International Cricket Council
- ICC status: Non-ICC member
- ICC region: Africa

= Burkina Faso national cricket team =

The Burkina Faso national cricket team is the team that represents Burkina Faso in international men's cricket. They are not a member of the International Cricket Council (ICC) and have not played any international matches yet.

Established relatively recently, the team is working towards gaining recognition and establishing a stronger presence in the sport within a country where football overwhelmingly dominates the sports scene.

== History ==

Cricket in Burkina Faso began in the early 21st century, introduced by Indian expatriates in Ouagadougou.

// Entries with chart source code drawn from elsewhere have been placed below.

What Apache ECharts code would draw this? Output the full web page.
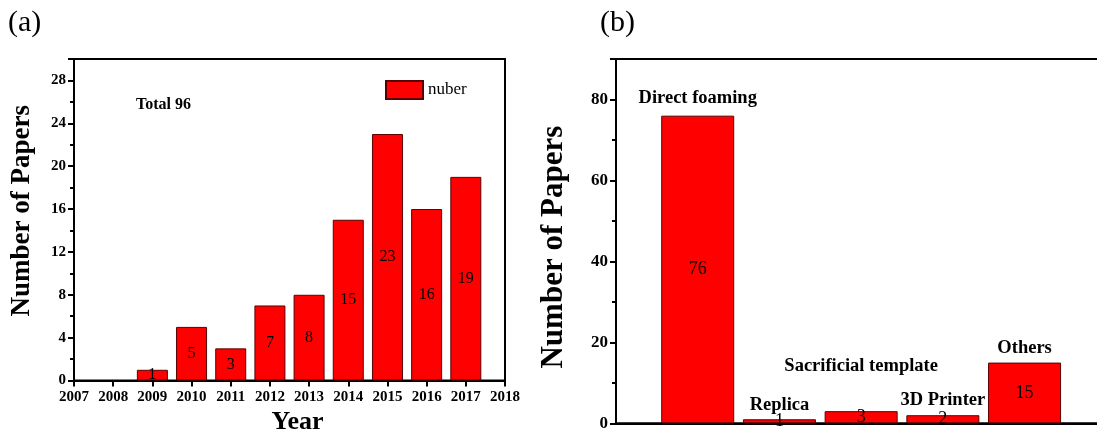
<!DOCTYPE html>
<html>
<head>
<meta charset="utf-8">
<script src="https://cdn.jsdelivr.net/npm/echarts@6/dist/echarts.min.js"></script>
<style>
html,body{margin:0;padding:0;background:#fff;}
#chart{width:1097px;height:434px;}
</style>
</head>
<body>
<div id="chart"></div>
<script>
// Panel (a) data
var years = [2009, 2010, 2011, 2012, 2013, 2014, 2015, 2016, 2017];
var paperCounts = [1, 5, 3, 7, 8, 15, 23, 16, 19];
var seriesNameA = 'nuber';
var totalText = 'Total 96';
// Panel (b) data
var methods = ['Direct foaming', 'Replica', 'Sacrificial template', '3D Printer', 'Others'];
var methodCounts = [76, 1, 3, 2, 15];

var FONT = '"Liberation Serif", "Times New Roman", serif';
var RED = '#ff0000';
var EDGE = '#5a0000';

var chart = echarts.init(document.getElementById('chart'), null, {renderer: 'canvas'});

var dataA = years.map(function (y, i) { return [y, paperCounts[i]]; });
var dataB = methodCounts.map(function (v, i) { return [i + 1, v]; });
var nameLabelData = methodCounts.map(function (v, i) {
  var item = {value: [i + 1, v], name: methods[i]};
  if (methods[i] === 'Sacrificial template') item.label = {distance: 35};
  if (methods[i] === 'Direct foaming') item.label = {distance: 8};
  return item;
});

var option = {
  animation: false,
  backgroundColor: '#fff',
  textStyle: {fontFamily: FONT},
  graphic: [
    {type: 'text', left: 8, top: 8, style: {text: '(a)', font: '30px ' + FONT, fill: '#000'}},
    {type: 'text', left: 600, top: 8, style: {text: '(b)', font: '30px ' + FONT, fill: '#000'}},
    {type: 'text', left: 136, top: 97, style: {text: totalText, font: 'bold 16px ' + FONT, fill: '#000'}}
  ],
  legend: {
    data: [seriesNameA],
    left: 385, top: 80, padding: 0,
    itemWidth: 37, itemHeight: 18, itemGap: 5,
    textStyle: {fontFamily: FONT, fontSize: 17, color: '#000'},
    icon: 'rect'
  },
  grid: [
    {left: 74, top: 59, width: 431, height: 321.5, show: true, borderColor: '#000', borderWidth: 2,
      backgroundColor: 'transparent', outerBoundsMode: 'none', containLabel: false},
    {left: 616, top: 59, width: 572, height: 364.3, show: true, borderColor: '#000', borderWidth: 2,
      backgroundColor: 'transparent', outerBoundsMode: 'none', containLabel: false}
  ],
  xAxis: [
    {
      gridIndex: 0, type: 'value', min: 2007, max: 2018, interval: 1,
      name: 'Year', nameLocation: 'middle', nameGap: 29,
      nameTextStyle: {fontFamily: FONT, fontSize: 26, fontWeight: 'bold', color: '#000', padding: [0, 0, 0, 16]},
      axisLine: {lineStyle: {color: '#000', width: 2}},
      axisTick: {show: true, inside: false, length: 6, lineStyle: {color: '#000', width: 2}},
      axisLabel: {fontFamily: FONT, fontSize: 15, fontWeight: 'bold', color: '#000', margin: 9,
        formatter: function (v) { return String(v); }},
      splitLine: {show: false}
    },
    {
      gridIndex: 1, type: 'value', min: 0, max: 7,
      axisLine: {lineStyle: {color: '#000', width: 2}},
      axisTick: {show: false}, axisLabel: {show: false}, splitLine: {show: false}
    }
  ],
  yAxis: [
    {
      gridIndex: 0, type: 'value', min: 0, max: 30, interval: 4,
      name: 'Number of Papers', nameLocation: 'middle', nameGap: 38,
      nameTextStyle: {fontFamily: FONT, fontSize: 27, fontWeight: 'bold', color: '#000', padding: [0, 0, 0, 18]},
      axisLine: {show: true, lineStyle: {color: '#000', width: 2}},
      axisTick: {show: true, length: 6, lineStyle: {color: '#000', width: 2}},
      minorTick: {show: true, splitNumber: 2, length: 4, lineStyle: {color: '#000', width: 2}},
      axisLabel: {fontFamily: FONT, fontSize: 15, fontWeight: 'bold', color: '#000', margin: 8, showMaxLabel: false},
      splitLine: {show: false}
    },
    {
      gridIndex: 1, type: 'value', min: 0, max: 90, interval: 20,
      name: 'Number of Papers', nameLocation: 'middle', nameGap: 47,
      nameTextStyle: {fontFamily: FONT, fontSize: 31, fontWeight: 'bold', color: '#000', padding: [0, 12, 0, 0]},
      axisLine: {show: true, lineStyle: {color: '#000', width: 2}},
      axisTick: {show: true, length: 6, lineStyle: {color: '#000', width: 2}},
      minorTick: {show: true, splitNumber: 2, length: 4, lineStyle: {color: '#000', width: 2}},
      axisLabel: {fontFamily: FONT, fontSize: 17, fontWeight: 'bold', color: '#000', margin: 8, showMaxLabel: false},
      splitLine: {show: false}
    }
  ],
  series: [
    {
      name: seriesNameA, type: 'bar', xAxisIndex: 0, yAxisIndex: 0,
      data: dataA, barWidth: 31,
      itemStyle: {color: RED, borderColor: EDGE, borderWidth: 1},
      label: {show: true, position: 'inside', fontFamily: FONT, fontSize: 16, color: '#000',
        formatter: function (p) { return p.value[1]; }}
    },
    {
      name: 'methods', type: 'bar', xAxisIndex: 1, yAxisIndex: 1,
      data: dataB, barWidth: 73, barGap: '-100%',
      itemStyle: {color: RED, borderColor: EDGE, borderWidth: 1},
      label: {show: true, position: 'inside', fontFamily: FONT, fontSize: 18, color: '#000',
        formatter: function (p) { return p.value[1]; }}
    },
    {
      name: 'methodNames', type: 'bar', xAxisIndex: 1, yAxisIndex: 1,
      data: nameLabelData, barWidth: 73, barGap: '-100%', silent: true,
      itemStyle: {color: 'rgba(0,0,0,0)', borderWidth: 0},
      label: {show: true, position: 'top', distance: 5, fontFamily: FONT, fontSize: 18.5, fontWeight: 'bold', color: '#000',
        formatter: function (p) { return p.name; }},
      z: 5
    }
  ]
};
chart.setOption(option);
</script>
</body>
</html>
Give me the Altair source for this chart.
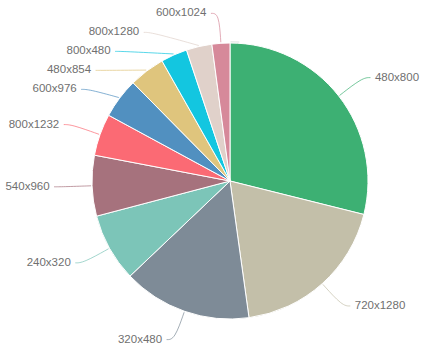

The Burkina Faso Cricket Association (CBF) oversees the sport’s development, organizing local matches and seeking ICC recognition. About 10 clubs, mostly in the capital, involve 68 regular and 225 total players.

CBF aims to make cricket a top 10 sport by 2026 through grassroots programs and social media.

Limited equipment forces players to improvise bats and wickets, while football’s dominance poses a challenge. Domestic club matches in Ouagadougou drive interest, with plans for a formal league.

The national team, not yet an ICC affiliate, has played friendly matches with Côte d'Ivoire and seeks Associate Membership for more resources and international opportunities.

Burkina Faso has yet to form a national cricket team but are planning to apply for ICC membership by December 2025.